LukasBommes commented 2 years ago

After my holiday, I will take closer look into the synchronization. I was thinking of doing it the following way: 1) calibrate intrinsics of both cameras 2) undistort IR and RGB frames 3) find a homography which maps the IR onto the RGB frame (in my case working distance is 10..20 meters while the baseline is a few centimeters, so a homography should be a reasonable approximation) 4) coarsely align streams using your code, i.e. assuming constant frame rates and zero starting-offset 5) performing fine-grained matching of IR and RGB frames in a local neighborhood (e.g. +-20 frames) based on an image-level similarity metric, such as mutual information, cross-correlation, etc. (maybe after applying a low-pass filter, histogram equalization, ...)

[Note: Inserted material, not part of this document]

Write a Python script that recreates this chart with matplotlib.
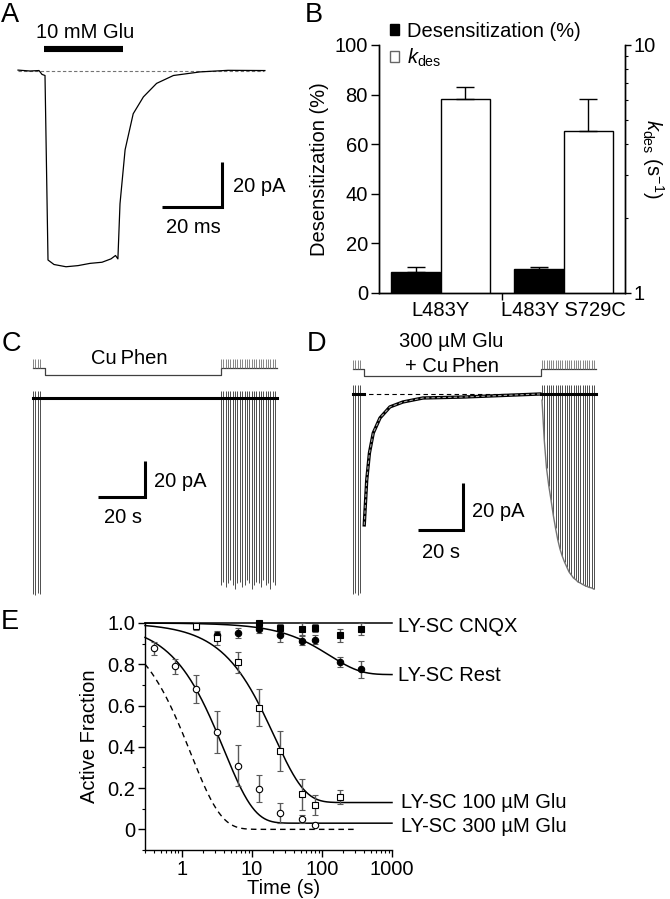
"""Five-panel figure: Glu response, desensitization bars, CuPhen traces, recovery curves."""

import matplotlib.pyplot as plt
import numpy as np
from matplotlib.patches import Patch
from matplotlib.ticker import NullFormatter

plt.rcParams["font.family"] = ["Liberation Sans", "DejaVu Sans"]
plt.rcParams["font.size"] = 14.5
plt.rcParams["mathtext.fontset"] = "custom"
plt.rcParams["mathtext.rm"] = "Liberation Sans"
plt.rcParams["mathtext.it"] = "Liberation Sans:italic"
plt.rcParams["axes.linewidth"] = 1.0

W, H = 670, 899

# panel A: response to 10 mM Glu (ms, pA)
A_TIME = [0, 4, 7, 8.0, 9.0, 10.0, 12, 16, 20, 24, 28, 31, 32.5, 33.3,
          34.0, 35.7, 38.4, 41.8, 46.2, 51.8, 60.7, 70, 82.3]
A_CURRENT = [0.4, 0.0, 0.2, -1.5, -2.0, -84, -86, -87, -86.5, -85.5, -85,
             -83.5, -82, -83.5, -59, -35, -19, -11.5, -5.5, -2.0, -0.4, 0.3, 0.2]
A_GLU_ON, A_GLU_OFF = 8.7, 35.0

# panel B
B_GROUPS = ["L483Y", "L483Y S729C"]
DES_PCT = [8.5, 9.5]
DES_ERR = [2.0, 0.8]
KDES = [6.04, 4.52]
KDES_ERR = [0.75, 1.52]

# panel C: CuPhen alone (s, pA)
C_PRE_TIME = [0, 1, 2, 3]
C_PRE_PEAK = [-109, -109.5, -108.5, -109]
C_POST_TIME = [80, 81, 82, 83, 84, 85, 86, 87, 88, 89, 90, 91,
               92, 93, 94, 95, 96, 97, 98, 99, 100, 101, 102, 103]
C_POST_PEAK = [-104, -102, -105, -103, -101, -104, -106, -103, -102, -105,
               -104, -101, -103, -106, -104, -102, -103, -105, -101, -104,
               -103, -106, -102, -104]
C_PHEN_ON, C_PHEN_OFF, C_END = 5.1, 80.0, 104.0

# panel D: 300 uM Glu + CuPhen (s, pA)
D_PRE_TIME = [0, 1, 2, 3]
D_PRE_PEAK = [-85, -84.5, -85.5, -84.5]
D_DES_TIME = [5.0, 6.1, 7.3, 9.0, 12.0, 16.4, 22.2, 31.1, 48.9, 83.1]
D_DES_CURRENT = [-55.7, -36.6, -25.1, -16.6, -10.2, -5.5, -3.4, -1.7, -1.3, 0]
D_POST_TIME = [84, 85, 86, 87, 88, 89, 90, 91, 92, 93, 94, 95,
               96, 97, 98, 99, 100, 101, 102, 103, 104, 105, 106, 107]
D_POST_PEAK = [-2.6, -19.6, -31.5, -39, -45, -51.5, -57, -62, -66, -69,
               -71.5, -73.6, -75.7, -77, -78.3, -79, -80, -80.4, -81, -81.5,
               -81.9, -82.3, -82.5, -83]
D_PHEN_ON, D_PHEN_OFF, D_END = 4.9, 83.6, 108.0

# panel E: active fraction vs time
CNQX_TIME = [12.8, 25.6, 51.2, 80, 180, 360]
CNQX_FRAC = [1.0, 0.975, 0.97, 0.977, 0.94, 0.97]
CNQX_ERR = [0.01, 0.02, 0.03, 0.02, 0.03, 0.03]

REST_TIME = [3.2, 6.4, 12.8, 25.6, 51.2, 80, 180, 360]
REST_FRAC = [0.94, 0.953, 0.97, 0.94, 0.915, 0.92, 0.81, 0.775]
REST_ERR = [0.02, 0.025, 0.02, 0.03, 0.02, 0.02, 0.025, 0.04]

GLU100_TIME = [1.6, 3.2, 6.4, 12.8, 25.6, 51.2, 80, 180]
GLU100_FRAC = [0.985, 0.925, 0.81, 0.59, 0.38, 0.17, 0.117, 0.157]
GLU100_ERR = [0.02, 0.03, 0.05, 0.09, 0.098, 0.075, 0.048, 0.034]

GLU300_TIME = [0.4, 0.8, 1.6, 3.2, 6.4, 12.8, 25.6, 51.2, 80]
GLU300_FRAC = [0.877, 0.79, 0.68, 0.472, 0.309, 0.197, 0.079, 0.05, 0.019]
GLU300_ERR = [0.03, 0.035, 0.07, 0.103, 0.1, 0.065, 0.05, 0.02, 0.0]

# single-exponential fits: plateau and time constant (s)
FIT_PLATEAU = [1.0, 0.75, 0.13, 0.03]
FIT_TAU = [np.inf, 130.0, 21.0, 4.0]
FIT_LABELS = ["LY-SC CNQX", "LY-SC Rest", "LY-SC 100 \u00b5M Glu", "LY-SC 300 \u00b5M Glu"]
LABEL_Y = [0.955, 0.72, 0.105, -0.013]
DASH_TAU = 1.35


def px_axes(fig, x0, y0, x1, y1):
    return fig.add_axes([x0 / W, 1 - y1 / H, (x1 - x0) / W, (y1 - y0) / H])


def trace_axes(fig, box, origin, px_per_x, px_per_y):
    x0, y0, x1, y1 = box
    ax = px_axes(fig, *box)
    ax.set_xlim((x0 - origin[0]) / px_per_x, (x1 - origin[0]) / px_per_x)
    ax.set_ylim((origin[1] - y1) / px_per_y, (origin[1] - y0) / px_per_y)
    ax.axis("off")
    return ax


def scale_bar(ax, x_right, y_bottom, dx, dy):
    ax.plot([x_right - dx, x_right, x_right], [y_bottom, y_bottom, y_bottom + dy],
            color="black", lw=2.2, solid_capstyle="butt", solid_joinstyle="miter")


def protocol(ax, t_on, t_off, t_end, high, low, tick_top, tick_times):
    ax.plot([0, t_on, t_on, t_off, t_off, t_end],
            [high, high, low, low, high, high], color="0.25", lw=0.9)
    ax.vlines(tick_times, high, tick_top, color="0.45", lw=0.6)


fig = plt.figure(figsize=(W / 100, H / 100), dpi=100)

# ---------------- A
ax_a = trace_axes(fig, (5, 20, 300, 300), (18, 71), 3.0, 2.25)
ax_a.plot([0, 82], [0, 0], color="0.45", lw=0.8, ls=(0, (3, 2)))
ax_a.plot(A_TIME, A_CURRENT, color="black", lw=0.9)
ax_a.plot([A_GLU_ON, A_GLU_OFF], [9.6, 9.6], color="black", lw=4.4,
          solid_capstyle="butt")
ax_a.text(22.5, 14.5, "10 mM Glu", ha="center", va="baseline")
scale_bar(ax_a, 68, -60.4, 20, 20)
ax_a.text(71.7, -53.6, "20 pA", ha="left", va="baseline")
ax_a.text(58.3, -72, "20 ms", ha="center", va="baseline")

# ---------------- B
ax_b = px_axes(fig, 379, 45, 625, 293)
ax_b.set_xlim(-0.75, 4.25)
ax_b.set_ylim(0, 100)
black_pos = [0, 2.5]
white_pos = [1, 3.5]
ax_b.bar(black_pos, DES_PCT, width=1, color="black", edgecolor="black", lw=1)
ax_b.errorbar(black_pos, DES_PCT, yerr=[[0, 0], DES_ERR], fmt="none",
              ecolor="black", elinewidth=1, capsize=6.5, capthick=1)
ax_b.set_yticks(range(0, 101, 20))
ax_b.tick_params(axis="y", direction="out", length=6, width=1, pad=2)
ax_b.set_xticks([0.5, 3.0], B_GROUPS)
ax_b.set_xticks([1.75], minor=True)
ax_b.tick_params(axis="x", which="major", length=0, pad=6)
ax_b.tick_params(axis="x", which="minor", direction="out", length=5, width=1)
ax_b.spines["top"].set_visible(False)
ax_b.set_ylabel("Desensitization (%)", labelpad=4)

ax_k = ax_b.twinx()
ax_k.set_yscale("log")
ax_k.set_ylim(1, 10)
ax_k.bar(white_pos, [k - 1 for k in KDES], bottom=1, width=1, color="white",
         edgecolor="black", lw=1)
ax_k.errorbar(white_pos, KDES, yerr=[[0, 0], KDES_ERR], fmt="none",
              ecolor="black", elinewidth=1, capsize=6.5, capthick=1)
ax_k.set_yticks([1, 10], ["1", "10"])
ax_k.yaxis.set_minor_formatter(NullFormatter())
ax_k.tick_params(axis="y", which="major", direction="out", length=4, width=1, pad=2)
ax_k.tick_params(axis="y", which="minor", direction="out", length=2.5, width=0.8)
ax_k.spines["top"].set_visible(False)
ax_k.set_ylabel(r"$k_{\rm des}$ (s$^{-1}$)", rotation=270, va="center", ha="center")
ax_k.yaxis.set_label_coords(1.115, 0.54)
ax_k.legend(
    handles=[Patch(facecolor="black", edgecolor="black"),
             Patch(facecolor="white", edgecolor="0.4")],
    labels=["Desensitization (%)", r"$k_{\rm des}$"],
    loc="upper left", bbox_to_anchor=(390 / W, 1 - 22 / H),
    bbox_transform=fig.transFigure, frameon=False, borderpad=0,
    borderaxespad=0, handlelength=0.45, handleheight=0.45,
    handletextpad=0.4, labelspacing=0.3,
)

# ---------------- C
ax_c = trace_axes(fig, (15, 330, 320, 615), (33, 398), 2.35, 1.8)
protocol(ax_c, C_PHEN_ON, C_PHEN_OFF, C_END, 16.7, 12.8, 21.5,
         C_PRE_TIME + C_POST_TIME)
ax_c.vlines(C_PRE_TIME + C_POST_TIME, 4, C_PRE_PEAK + C_POST_PEAK,
            color="0.3", lw=0.7)
ax_c.plot([0, C_END], [0, 0], color="black", lw=2.2)
ax_c.text(40.9, 18.7, "Cu\u2009Phen", ha="center", va="baseline")
scale_bar(ax_c, 47.7, -54.8, 20, 20)
ax_c.text(51.5, -49.3, "20 pA", ha="left", va="baseline")
ax_c.text(38.1, -69.6, "20 s", ha="center", va="baseline")

# ---------------- D
ax_d = trace_axes(fig, (335, 320, 665, 615), (353, 394), 2.25, 2.35)
protocol(ax_d, D_PHEN_ON, D_PHEN_OFF, D_END, 10.5, 7.7, 14.5,
         D_PRE_TIME + D_POST_TIME)
ax_d.plot([0, D_END], [0, 0], color="black", lw=0.8, ls=(0, (4, 3)))
ax_d.vlines(D_PRE_TIME + D_POST_TIME, 4, D_PRE_PEAK + D_POST_PEAK,
            color="0.3", lw=0.7)
ax_d.plot(D_POST_TIME, D_POST_PEAK, color="0.45", lw=1.0)
ax_d.plot([0, D_PHEN_ON], [0, 0], color="black", lw=2.2)
ax_d.plot([D_PHEN_OFF, D_END], [0, 0], color="black", lw=2.2)
ax_d.plot(D_DES_TIME, D_DES_CURRENT, color="black", lw=2.4)
ax_d.plot(D_DES_TIME, D_DES_CURRENT, color="0.65", lw=0.8, ls=(0, (3, 2)))
ax_d.text(43.5, 20.1, "300 \u00b5M Glu", ha="center", va="baseline")
ax_d.text(44.1, 9.5, "+ Cu\u2009Phen", ha="center", va="baseline")
scale_bar(ax_d, 49, -57.9, 20, 20)
ax_d.text(52.7, -52.5, "20 pA", ha="left", va="baseline")
ax_d.text(39, -69.9, "20 s", ha="center", va="baseline")

# ---------------- E
ax_e = px_axes(fig, 145, 623, 392, 850)
ax_e.set_xscale("log")
t_fit = np.logspace(np.log10(0.3), 3, 400)
for plateau, tau in zip(FIT_PLATEAU, FIT_TAU):
    ax_e.plot(t_fit, plateau + (1 - plateau) * np.exp(-t_fit / tau),
              color="black", lw=1.1)
t_dash = np.logspace(np.log10(0.3), np.log10(300), 300)
ax_e.plot(t_dash, np.exp(-t_dash / DASH_TAU), color="black", lw=1.0,
          ls=(0, (4, 3)))

series = [
    (CNQX_TIME, CNQX_FRAC, CNQX_ERR, "s", "black"),
    (REST_TIME, REST_FRAC, REST_ERR, "o", "black"),
    (GLU100_TIME, GLU100_FRAC, GLU100_ERR, "s", "white"),
    (GLU300_TIME, GLU300_FRAC, GLU300_ERR, "o", "white"),
]
for t, frac, err, marker, face in series:
    ax_e.errorbar(t, frac, yerr=err, fmt=marker, ms=4.6, mfc=face, mec="black",
                  mew=0.8, ecolor="0.35", elinewidth=1, capsize=2, capthick=1)
for artist in ax_e.get_children():
    artist.set_clip_on(False)

ax_e.set_xlim(0.3, 1000)
ax_e.set_ylim(-0.1, 1.0)
ax_e.spines["top"].set_visible(False)
ax_e.spines["right"].set_visible(False)
ax_e.set_yticks([0, 0.2, 0.4, 0.6, 0.8, 1.0], ["0", "0.2", "0.4", "0.6", "0.8", "1.0"])
ax_e.set_yticks([-0.1, 0.1, 0.3, 0.5, 0.7, 0.9], minor=True)
ax_e.set_xticks([1, 10, 100, 1000], ["1", "10", "100", "1000"])
ax_e.xaxis.set_minor_formatter(NullFormatter())
ax_e.tick_params(which="major", direction="out", length=5, width=1, pad=2)
ax_e.tick_params(which="minor", direction="out", length=2.5, width=0.8)
ax_e.set_ylabel("Active Fraction", labelpad=6)
ax_e.set_xlabel("Time (s)", labelpad=1)
ax_e.xaxis.set_label_coords(0.56, -0.128)
for label, y in zip(FIT_LABELS, LABEL_Y):
    x = 1.024 if "CNQX" in label or "Rest" in label else 1.035
    ax_e.text(x, y, label, transform=ax_e.get_yaxis_transform(),
              ha="left", va="baseline")

# panel letters
for letter, x, y in [("A", 1, 22), ("B", 305, 22), ("C", 2, 351),
                     ("D", 307, 351), ("E", 1, 629)]:
    fig.text(x / W, 1 - y / H, letter, fontsize=19.5, ha="left", va="baseline")

fig.savefig("out.png", dpi=100)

The latter step would certainly require some experimentation. Alternatives would be feature-based similarity metrics or extraction and matching of shapes, such as line segments. May I ask, which IR-RGB descriptors you tried out? I found this one, which looks promising: https://www.mdpi.com/1424-8220/20/18/5105 Another way would be to extract keypoints from IR and RGB and find matches based on a geometric constraint (e.g. the homography or more generally the fundamental matrix). The frame with lowest median spatial distance between matched keypoints would then be selected as match.

A CNN is probably also an option, but it would have to be done in an un- or self-supervised manner since I have no idea how to acquire the ground-truth for synchronization (maybe some lightbulb blinking pattern which encodes walltime...). CNN-based snychronization was attempted here: https://arxiv.org/pdf/1610.05985.pdf Even though nowadays one would probably want to use an N-pair loss instead of the triplet loss.

Did you also notice that the frame rate of the MOV file differs between videos? For my cameras it is 30 Hz, 29.87 Hz or 29.xx Hz for different MOV files (read out with ffprobe).